Figure scripts:

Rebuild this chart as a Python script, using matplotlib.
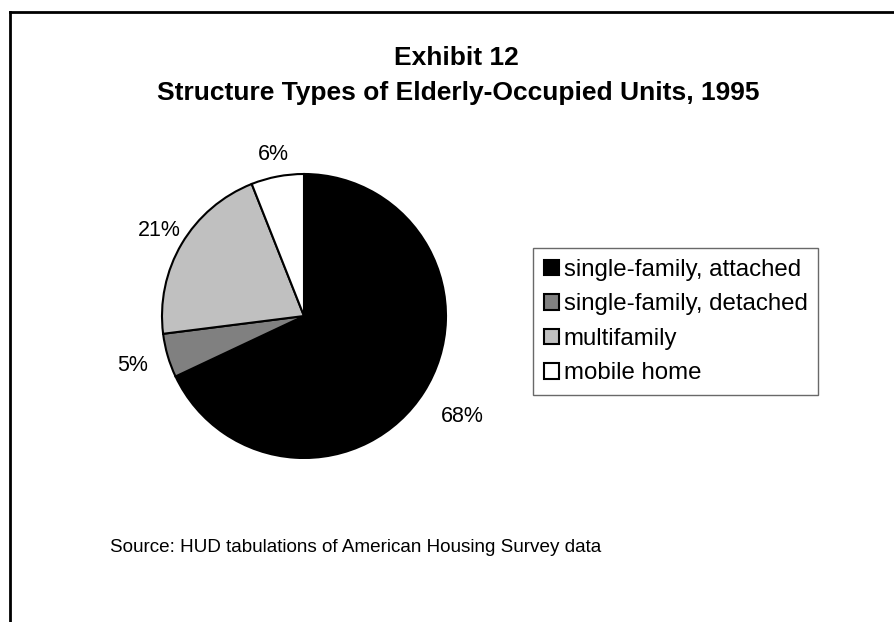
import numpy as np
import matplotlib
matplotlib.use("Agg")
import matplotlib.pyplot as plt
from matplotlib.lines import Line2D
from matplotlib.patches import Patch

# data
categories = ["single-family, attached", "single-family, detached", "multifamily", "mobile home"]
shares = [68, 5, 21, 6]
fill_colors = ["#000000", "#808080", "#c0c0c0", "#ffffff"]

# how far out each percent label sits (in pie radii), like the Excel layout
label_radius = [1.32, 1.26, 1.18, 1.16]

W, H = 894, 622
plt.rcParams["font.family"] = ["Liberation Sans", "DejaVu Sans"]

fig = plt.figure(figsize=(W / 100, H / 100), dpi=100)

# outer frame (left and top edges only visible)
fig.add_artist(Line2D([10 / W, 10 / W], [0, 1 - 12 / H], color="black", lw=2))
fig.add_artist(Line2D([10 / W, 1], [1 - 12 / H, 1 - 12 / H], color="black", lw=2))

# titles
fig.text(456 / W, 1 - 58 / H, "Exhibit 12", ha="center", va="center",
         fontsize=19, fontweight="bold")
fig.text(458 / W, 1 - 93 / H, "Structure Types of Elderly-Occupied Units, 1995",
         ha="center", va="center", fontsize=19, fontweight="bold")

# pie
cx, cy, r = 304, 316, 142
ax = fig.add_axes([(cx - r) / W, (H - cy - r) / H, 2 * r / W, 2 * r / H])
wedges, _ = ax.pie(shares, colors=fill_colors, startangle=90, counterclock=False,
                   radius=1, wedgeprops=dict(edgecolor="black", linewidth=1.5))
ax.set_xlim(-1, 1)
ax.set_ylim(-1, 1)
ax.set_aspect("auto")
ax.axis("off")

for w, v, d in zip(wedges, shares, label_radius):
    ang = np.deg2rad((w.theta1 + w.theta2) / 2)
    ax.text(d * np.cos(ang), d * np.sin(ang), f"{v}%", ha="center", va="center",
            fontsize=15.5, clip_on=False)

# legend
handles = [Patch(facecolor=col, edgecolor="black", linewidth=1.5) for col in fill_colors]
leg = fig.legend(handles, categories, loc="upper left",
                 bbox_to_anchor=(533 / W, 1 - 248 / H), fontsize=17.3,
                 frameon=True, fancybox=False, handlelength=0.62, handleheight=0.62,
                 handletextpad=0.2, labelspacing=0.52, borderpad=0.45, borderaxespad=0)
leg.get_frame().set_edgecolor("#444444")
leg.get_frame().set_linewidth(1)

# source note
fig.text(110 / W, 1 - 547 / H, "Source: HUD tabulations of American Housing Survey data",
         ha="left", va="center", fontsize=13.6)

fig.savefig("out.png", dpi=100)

--

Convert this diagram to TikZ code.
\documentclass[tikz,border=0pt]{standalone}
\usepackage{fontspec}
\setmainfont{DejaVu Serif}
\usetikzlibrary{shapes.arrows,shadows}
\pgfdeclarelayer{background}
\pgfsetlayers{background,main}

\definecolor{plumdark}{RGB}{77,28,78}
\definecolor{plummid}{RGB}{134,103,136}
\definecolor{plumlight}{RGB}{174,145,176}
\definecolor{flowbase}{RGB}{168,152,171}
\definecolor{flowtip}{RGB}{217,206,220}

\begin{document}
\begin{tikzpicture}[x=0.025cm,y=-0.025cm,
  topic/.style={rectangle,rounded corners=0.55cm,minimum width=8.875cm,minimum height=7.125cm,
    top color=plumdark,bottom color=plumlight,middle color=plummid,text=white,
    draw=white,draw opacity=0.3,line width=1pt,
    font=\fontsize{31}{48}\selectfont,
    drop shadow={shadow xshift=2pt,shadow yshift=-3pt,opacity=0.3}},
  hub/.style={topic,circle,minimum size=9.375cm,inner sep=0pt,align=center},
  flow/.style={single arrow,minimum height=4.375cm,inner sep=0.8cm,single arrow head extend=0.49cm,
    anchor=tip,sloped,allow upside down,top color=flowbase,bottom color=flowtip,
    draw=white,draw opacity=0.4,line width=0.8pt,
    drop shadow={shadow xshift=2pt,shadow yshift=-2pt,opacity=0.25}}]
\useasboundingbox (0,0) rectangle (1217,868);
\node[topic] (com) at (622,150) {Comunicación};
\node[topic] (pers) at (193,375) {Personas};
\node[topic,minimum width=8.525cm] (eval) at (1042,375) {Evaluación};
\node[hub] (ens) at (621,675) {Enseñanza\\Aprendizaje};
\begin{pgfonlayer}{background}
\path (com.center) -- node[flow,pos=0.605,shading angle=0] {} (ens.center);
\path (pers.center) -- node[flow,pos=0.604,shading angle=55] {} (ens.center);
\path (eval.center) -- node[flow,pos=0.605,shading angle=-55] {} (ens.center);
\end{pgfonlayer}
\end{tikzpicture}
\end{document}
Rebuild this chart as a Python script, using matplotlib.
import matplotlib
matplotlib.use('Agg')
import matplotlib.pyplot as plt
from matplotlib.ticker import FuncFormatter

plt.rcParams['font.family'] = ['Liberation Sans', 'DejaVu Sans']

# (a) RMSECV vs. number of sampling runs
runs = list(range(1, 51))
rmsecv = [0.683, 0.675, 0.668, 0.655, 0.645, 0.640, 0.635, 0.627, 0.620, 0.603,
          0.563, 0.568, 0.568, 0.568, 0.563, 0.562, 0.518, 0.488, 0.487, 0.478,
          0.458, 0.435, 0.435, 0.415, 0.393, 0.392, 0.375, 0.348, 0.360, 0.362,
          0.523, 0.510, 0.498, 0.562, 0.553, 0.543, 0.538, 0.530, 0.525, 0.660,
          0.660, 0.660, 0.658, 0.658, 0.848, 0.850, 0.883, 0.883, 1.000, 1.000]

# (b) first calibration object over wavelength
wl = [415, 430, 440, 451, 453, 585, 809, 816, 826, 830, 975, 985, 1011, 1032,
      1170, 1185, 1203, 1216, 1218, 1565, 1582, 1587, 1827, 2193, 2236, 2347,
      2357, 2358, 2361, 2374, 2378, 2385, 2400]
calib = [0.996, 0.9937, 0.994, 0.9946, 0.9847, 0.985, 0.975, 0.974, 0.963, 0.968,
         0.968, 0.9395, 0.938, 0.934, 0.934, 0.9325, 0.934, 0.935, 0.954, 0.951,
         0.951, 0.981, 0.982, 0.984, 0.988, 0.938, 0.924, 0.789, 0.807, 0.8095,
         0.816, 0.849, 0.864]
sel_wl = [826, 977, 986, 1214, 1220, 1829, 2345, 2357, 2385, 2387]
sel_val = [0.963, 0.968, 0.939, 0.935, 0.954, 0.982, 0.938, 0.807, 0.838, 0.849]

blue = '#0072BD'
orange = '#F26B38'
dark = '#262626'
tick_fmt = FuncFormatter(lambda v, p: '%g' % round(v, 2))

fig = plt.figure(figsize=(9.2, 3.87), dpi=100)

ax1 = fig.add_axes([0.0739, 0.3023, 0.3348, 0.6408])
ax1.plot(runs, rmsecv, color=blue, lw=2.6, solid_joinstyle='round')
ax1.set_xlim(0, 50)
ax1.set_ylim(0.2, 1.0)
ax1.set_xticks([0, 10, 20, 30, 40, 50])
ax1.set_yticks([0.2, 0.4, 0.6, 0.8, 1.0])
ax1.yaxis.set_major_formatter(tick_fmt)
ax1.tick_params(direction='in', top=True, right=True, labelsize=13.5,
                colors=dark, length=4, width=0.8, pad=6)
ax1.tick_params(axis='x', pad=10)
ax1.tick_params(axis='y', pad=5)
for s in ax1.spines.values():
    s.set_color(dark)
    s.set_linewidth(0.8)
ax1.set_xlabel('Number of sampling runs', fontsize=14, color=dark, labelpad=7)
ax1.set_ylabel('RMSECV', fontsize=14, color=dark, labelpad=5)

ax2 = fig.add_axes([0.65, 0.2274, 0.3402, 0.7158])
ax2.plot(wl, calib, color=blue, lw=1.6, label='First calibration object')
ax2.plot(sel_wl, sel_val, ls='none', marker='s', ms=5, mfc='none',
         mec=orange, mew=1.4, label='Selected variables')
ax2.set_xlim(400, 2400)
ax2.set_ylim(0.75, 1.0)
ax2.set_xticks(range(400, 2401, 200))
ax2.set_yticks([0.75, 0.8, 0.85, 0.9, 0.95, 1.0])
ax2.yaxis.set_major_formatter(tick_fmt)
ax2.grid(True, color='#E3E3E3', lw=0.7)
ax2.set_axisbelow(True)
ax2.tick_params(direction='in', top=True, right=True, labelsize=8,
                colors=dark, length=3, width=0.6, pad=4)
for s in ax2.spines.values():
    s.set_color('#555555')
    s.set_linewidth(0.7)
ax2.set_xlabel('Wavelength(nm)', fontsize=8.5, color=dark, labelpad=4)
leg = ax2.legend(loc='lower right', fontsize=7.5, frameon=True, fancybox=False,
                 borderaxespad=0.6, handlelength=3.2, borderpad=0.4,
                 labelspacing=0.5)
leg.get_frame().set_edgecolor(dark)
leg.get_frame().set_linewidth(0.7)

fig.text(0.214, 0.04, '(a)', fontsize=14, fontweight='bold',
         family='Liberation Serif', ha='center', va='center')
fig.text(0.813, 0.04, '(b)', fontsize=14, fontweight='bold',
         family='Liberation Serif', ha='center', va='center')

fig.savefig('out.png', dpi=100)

The exercise: Copy out each line in the preceding records that contains "matplotlib".

Task answer:
Rebuild this chart as a Python script, using matplotlib.
import matplotlib
matplotlib.use("Agg")
import matplotlib.pyplot as plt
from matplotlib.lines import Line2D
from matplotlib.patches import Patch
Rebuild this chart as a Python script, using matplotlib.
import matplotlib
matplotlib.use('Agg')
import matplotlib.pyplot as plt
from matplotlib.ticker import FuncFormatter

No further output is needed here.